Millions of people will use commit 40f4311 because of Ubuntu, and I think the main benefit of a tag is to help understand bug reports coming from these users. There have been many good tag proposals in this thread from @amitdo and @stweil and @zdenop and @WilliamTambellini. I don't have a strong opinion about which one is best. If I was forced to choose, I'd probably tag commit 40f4311 with 4.0.0-beta.1 If that feels like too much commitment, then use a very specific tag like ubuntu18.04. Whatever is chosen, I think it makes sense to apply the same tag to the fast training data at commit 0e00fe6.

Shreeshrii commented 6 years ago

Jeff, the traineddata files have a version string of 4.00.00alpha with a date (062917 if I remember correctly). tesseract also reports version of 4.00.00alpha. Will it be possible to change these in the Ubuntu 18.04 packages now?

jbreiden commented 6 years ago

No more changes possible. Everything will look exactly as described here: https://github.com/tesseract-ocr/tesseract/issues/995#issuecomment-369704920

zdenop commented 6 years ago

done.

Zdenko

2018-03-09 19:25 GMT+01:00 jbreiden notifications@github.com:

is there any info from Ray about 4.00 release?

No info. Ray is very busy with other work, so I don't expect major changes from him in short or medium term.

Or at least how to tag "Ubuntu" release (4.00RC1, 4.00beta?...)?

Millions of people will use commit 40f4311 https://github.com/tesseract-ocr/tesseract/commit/40f43111e05b3dd2f2f8aeae3aba33016523c881 because of Ubuntu, and I think the main benefit of a tag is to help understand bug reports coming from these users.
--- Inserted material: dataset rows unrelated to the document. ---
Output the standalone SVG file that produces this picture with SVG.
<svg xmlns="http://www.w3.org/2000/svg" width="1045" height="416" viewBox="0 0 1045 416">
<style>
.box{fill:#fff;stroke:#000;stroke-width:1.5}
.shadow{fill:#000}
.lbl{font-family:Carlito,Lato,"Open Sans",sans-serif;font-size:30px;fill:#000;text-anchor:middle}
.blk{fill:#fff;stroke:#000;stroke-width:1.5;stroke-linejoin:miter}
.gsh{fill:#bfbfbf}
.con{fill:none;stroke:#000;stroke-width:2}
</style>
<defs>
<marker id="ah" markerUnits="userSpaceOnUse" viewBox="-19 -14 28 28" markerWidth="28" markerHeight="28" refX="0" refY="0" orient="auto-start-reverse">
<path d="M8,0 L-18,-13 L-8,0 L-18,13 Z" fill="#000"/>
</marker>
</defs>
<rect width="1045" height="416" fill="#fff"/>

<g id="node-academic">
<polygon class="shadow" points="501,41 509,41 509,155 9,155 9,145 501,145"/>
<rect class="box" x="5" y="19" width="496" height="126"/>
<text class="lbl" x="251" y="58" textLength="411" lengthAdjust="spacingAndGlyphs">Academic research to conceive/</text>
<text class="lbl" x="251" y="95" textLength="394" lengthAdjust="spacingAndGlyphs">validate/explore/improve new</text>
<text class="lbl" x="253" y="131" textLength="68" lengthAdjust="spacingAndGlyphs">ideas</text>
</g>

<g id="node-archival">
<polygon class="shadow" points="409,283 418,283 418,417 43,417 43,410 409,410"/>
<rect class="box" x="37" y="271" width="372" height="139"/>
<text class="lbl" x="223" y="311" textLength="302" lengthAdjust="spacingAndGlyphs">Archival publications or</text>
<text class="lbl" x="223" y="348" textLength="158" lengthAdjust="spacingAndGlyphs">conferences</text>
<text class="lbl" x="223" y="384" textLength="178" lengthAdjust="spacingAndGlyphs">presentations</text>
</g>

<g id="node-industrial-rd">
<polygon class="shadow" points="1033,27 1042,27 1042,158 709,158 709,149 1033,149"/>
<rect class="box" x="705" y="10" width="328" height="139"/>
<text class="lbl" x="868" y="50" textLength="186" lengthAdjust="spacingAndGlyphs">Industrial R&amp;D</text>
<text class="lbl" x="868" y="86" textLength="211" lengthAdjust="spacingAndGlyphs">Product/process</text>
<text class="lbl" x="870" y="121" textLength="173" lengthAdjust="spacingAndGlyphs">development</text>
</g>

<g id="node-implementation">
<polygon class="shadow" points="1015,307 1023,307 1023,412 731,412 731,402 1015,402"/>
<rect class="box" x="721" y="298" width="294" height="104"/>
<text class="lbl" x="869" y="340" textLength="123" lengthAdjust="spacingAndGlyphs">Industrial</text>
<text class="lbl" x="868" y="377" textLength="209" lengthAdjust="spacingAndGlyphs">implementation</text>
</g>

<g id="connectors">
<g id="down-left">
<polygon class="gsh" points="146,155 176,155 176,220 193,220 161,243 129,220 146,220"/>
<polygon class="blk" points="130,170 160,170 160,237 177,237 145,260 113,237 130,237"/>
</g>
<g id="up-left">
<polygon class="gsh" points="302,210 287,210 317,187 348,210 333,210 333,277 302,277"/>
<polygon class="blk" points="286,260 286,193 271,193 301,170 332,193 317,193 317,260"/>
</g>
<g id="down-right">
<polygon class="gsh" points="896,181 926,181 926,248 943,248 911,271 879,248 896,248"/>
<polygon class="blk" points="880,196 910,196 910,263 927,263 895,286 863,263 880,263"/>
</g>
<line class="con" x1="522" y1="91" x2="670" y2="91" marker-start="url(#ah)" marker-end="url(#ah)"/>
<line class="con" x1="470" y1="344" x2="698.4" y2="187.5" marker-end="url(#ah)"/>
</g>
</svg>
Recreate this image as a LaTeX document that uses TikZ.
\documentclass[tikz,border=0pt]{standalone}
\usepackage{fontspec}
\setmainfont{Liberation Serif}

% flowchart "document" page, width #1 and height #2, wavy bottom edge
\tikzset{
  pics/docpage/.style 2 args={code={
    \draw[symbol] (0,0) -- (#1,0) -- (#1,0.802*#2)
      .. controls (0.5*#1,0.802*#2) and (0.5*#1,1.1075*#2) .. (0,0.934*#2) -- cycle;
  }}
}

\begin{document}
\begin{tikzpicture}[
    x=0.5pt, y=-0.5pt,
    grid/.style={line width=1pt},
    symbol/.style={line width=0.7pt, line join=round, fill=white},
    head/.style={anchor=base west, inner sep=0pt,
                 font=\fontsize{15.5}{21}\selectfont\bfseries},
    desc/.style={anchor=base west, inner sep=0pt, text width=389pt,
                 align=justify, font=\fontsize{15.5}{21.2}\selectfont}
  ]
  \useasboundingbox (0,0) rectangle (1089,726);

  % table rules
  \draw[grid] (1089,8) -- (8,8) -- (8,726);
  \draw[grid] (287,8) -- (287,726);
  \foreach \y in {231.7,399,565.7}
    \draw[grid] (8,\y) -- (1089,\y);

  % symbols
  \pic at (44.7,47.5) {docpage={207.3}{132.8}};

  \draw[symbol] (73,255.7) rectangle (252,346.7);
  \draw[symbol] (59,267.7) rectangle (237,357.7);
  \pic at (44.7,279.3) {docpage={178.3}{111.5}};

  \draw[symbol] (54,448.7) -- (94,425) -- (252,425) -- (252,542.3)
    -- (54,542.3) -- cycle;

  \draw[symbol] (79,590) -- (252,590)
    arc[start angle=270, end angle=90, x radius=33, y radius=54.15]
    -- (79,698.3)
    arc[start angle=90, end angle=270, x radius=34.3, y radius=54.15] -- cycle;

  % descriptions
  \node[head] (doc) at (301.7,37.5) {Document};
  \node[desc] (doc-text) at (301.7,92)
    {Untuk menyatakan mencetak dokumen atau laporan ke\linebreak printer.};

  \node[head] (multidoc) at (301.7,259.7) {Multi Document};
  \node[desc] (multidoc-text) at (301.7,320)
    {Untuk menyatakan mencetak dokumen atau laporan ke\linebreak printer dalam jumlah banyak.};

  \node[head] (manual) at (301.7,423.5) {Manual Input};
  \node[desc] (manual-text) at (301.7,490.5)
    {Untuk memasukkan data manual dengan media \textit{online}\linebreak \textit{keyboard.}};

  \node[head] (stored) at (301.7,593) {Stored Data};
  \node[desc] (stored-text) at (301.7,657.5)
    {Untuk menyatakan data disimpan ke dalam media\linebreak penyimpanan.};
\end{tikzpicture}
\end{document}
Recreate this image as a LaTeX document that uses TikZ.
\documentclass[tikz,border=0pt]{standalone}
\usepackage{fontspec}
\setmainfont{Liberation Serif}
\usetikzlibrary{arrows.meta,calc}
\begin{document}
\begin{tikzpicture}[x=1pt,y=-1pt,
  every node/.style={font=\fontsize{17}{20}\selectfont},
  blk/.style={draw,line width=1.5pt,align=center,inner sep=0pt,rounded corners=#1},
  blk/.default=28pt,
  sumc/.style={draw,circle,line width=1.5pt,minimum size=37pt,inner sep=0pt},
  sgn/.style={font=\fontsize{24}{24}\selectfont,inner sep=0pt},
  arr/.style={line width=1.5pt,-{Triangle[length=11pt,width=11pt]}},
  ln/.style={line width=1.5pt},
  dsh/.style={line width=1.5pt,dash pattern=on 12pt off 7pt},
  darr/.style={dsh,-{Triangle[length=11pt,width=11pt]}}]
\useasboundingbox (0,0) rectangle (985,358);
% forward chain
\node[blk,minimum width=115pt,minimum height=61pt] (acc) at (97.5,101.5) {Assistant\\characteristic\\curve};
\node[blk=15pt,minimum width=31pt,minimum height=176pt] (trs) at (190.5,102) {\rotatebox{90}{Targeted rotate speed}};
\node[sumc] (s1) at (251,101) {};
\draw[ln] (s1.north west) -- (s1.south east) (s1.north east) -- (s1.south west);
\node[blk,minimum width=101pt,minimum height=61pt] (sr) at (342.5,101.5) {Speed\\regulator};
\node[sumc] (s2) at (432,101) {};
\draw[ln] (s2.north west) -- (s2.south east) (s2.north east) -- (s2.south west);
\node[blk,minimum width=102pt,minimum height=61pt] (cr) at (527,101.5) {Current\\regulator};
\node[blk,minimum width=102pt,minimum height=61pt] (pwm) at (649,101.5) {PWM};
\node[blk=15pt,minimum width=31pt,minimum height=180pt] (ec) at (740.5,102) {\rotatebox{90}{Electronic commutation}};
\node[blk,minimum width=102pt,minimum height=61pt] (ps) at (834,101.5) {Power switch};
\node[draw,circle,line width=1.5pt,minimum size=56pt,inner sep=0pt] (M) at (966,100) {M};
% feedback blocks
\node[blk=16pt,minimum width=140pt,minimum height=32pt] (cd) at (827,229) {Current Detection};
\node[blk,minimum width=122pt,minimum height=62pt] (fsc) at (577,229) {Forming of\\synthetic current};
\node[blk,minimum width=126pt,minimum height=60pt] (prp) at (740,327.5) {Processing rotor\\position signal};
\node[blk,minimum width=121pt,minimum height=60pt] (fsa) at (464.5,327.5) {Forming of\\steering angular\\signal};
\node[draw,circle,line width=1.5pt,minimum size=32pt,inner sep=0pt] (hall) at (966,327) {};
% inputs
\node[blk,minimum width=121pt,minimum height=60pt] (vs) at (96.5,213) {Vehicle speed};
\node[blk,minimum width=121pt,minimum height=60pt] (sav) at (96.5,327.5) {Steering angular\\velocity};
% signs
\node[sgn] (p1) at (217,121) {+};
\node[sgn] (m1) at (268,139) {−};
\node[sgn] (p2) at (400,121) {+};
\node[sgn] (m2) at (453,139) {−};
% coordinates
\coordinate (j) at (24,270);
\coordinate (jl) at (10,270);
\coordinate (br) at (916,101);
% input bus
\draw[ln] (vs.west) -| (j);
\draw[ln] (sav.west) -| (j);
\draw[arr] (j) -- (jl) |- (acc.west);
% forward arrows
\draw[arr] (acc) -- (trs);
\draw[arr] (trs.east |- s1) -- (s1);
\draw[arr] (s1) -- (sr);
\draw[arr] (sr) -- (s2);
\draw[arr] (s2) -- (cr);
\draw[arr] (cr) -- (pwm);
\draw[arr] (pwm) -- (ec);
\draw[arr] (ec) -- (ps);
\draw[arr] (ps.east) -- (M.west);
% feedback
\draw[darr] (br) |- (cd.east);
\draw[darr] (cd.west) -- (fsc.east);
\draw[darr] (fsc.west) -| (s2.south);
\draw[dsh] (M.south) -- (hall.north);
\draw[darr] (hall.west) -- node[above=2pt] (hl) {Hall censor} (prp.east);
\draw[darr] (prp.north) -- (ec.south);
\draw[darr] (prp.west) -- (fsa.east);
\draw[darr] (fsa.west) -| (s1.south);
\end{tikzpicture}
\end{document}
There have been many good tag proposals in this thread from @amitdo https://github.com/amitdo and @stweil https://github.com/stweil and @zdenop https://github.com/zdenop and @WilliamTambellini https://github.com/williamtambellini. I don't have a strong opinion about which one is best. If I was forced to choose, I'd probably tag commit 40f4311 https://github.com/tesseract-ocr/tesseract/commit/40f43111e05b3dd2f2f8aeae3aba33016523c881 with 4.0.0-beta.1 If that feels like too much commitment, then use a very specific tag like ubuntu18.04. Whatever is chosen, I think it makes sense to apply the same tag to the fast training data at commit 0e00fe6.

— You are receiving this because you were mentioned. Reply to this email directly, view it on GitHub https://github.com/tesseract-ocr/tesseract/issues/995#issuecomment-371902529, or mute the thread https://github.com/notifications/unsubscribe-auth/AAjCzH06ukxAiEbv4gYXlxJNbEYyrIzMks5tcskSgaJpZM4N9Nel .

Shreeshrii commented 6 years ago

Great!!!!

On Sat 10 Mar, 2018, 1:12 PM zdenop, notifications@github.com wrote:

done.

Zdenko

amitdo commented 6 years ago

I suggest that we release 4.0.0 (final) until end of April. ~2 week before this release, we should release 4.0.0-rc.1.